直線モード(DRSの代替的な仕組みとされる)について問われると、トンバジスは具体的な中身には踏み込まなかった。

「残念だが、そこはあまり詳細を話さない。いくつか異なる選択肢をめぐって、このテーマは多くの議論がある。数週間前の技術ミーティングでも最終的な議論があって、解決策はいくつかある。ただ、その特定のトピックに関する“直近の最後の変更”については、私は把握していない」


「F2並み」は否定 ラップタイム低下は1~2秒程度

2026年マシンが遅すぎるという見方、特に「F2レベル」という言い方については、強く退けた。

「フォーミュラ2並みというコメントは的外れだ。我々が話しているのは、トラックや条件にもよるが、全体として現在より1秒から2秒程度遅いという領域の話だ。そして当然ながら、サイクルの開始時点で前サイクルより速いのは愚かだ。規則の観点からは、マシンを速くするのは簡単で、僕たちにとってコストもほとんどない。だが、自然な開発で得られるものを“取り返していく”余地が必要で、最初から前より速くしてはいけない。そんなことを20年も続けたら、どうなるか想像できるはずだ。だからマシンが少し遅くなるのは自然だ。ただし、『もうF1ではない』という議論に近いところにはいないと思う」


なぜ前世代で背中の痛みが問題になったのか

現行世代で話題になったドライバーの身体負担、特に背中の痛みについても見解を述べた。原因は、想定以上に車高を下げ、サスペンションを硬くして走らせる方向へ“収束”したことにあるという。
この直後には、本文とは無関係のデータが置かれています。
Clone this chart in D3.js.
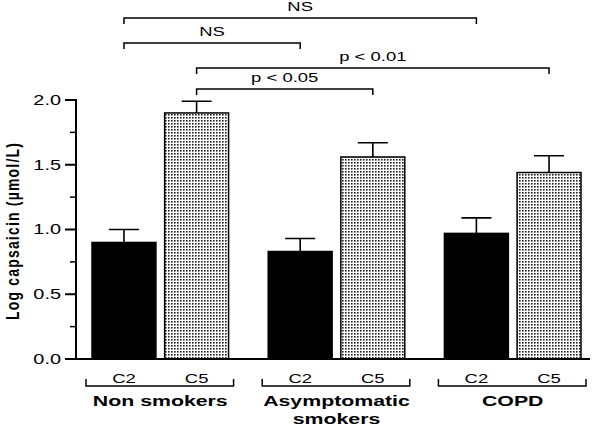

「あなたが言っている主な問題は、マシンが非常に低い車高で、非常に硬い状態で走ってきたという点だと思う。それは現行世代のマシンを作った時点では、全体として想定されていなかった。来年の空力の自然な方向性も、車高が高い状態より低い状態を好むのは変わらないが、その差は同じほど大きくはない。車高に対する空力の傾きが緩くなる。つまり最適点は少し高くなり、我々の見立てでは、機械的グリップを得るために、マシン全体として少し柔らかめに走るようになるはずだ。もちろんこれは推測だ。僕たちがマシンの条件を決めているわけではない。ただ、我々が持っているあらゆる兆候は、その点で少し良くなる方向を示している。実際に走る姿を見るまで確信はできないがね」


2026年に向けて、FIAは「前車追走性能の改善」を掲げながら、同時に“抜け穴”や運用上の歪みを早期に潰し、直線モードの成立条件を整えようとしている。マシンが遅くなるという批判は消えないが、トンバジスの見立ては明確だ。遅さは設計上の必然であり、F1の本質を損なう水準ではない、という立場だ。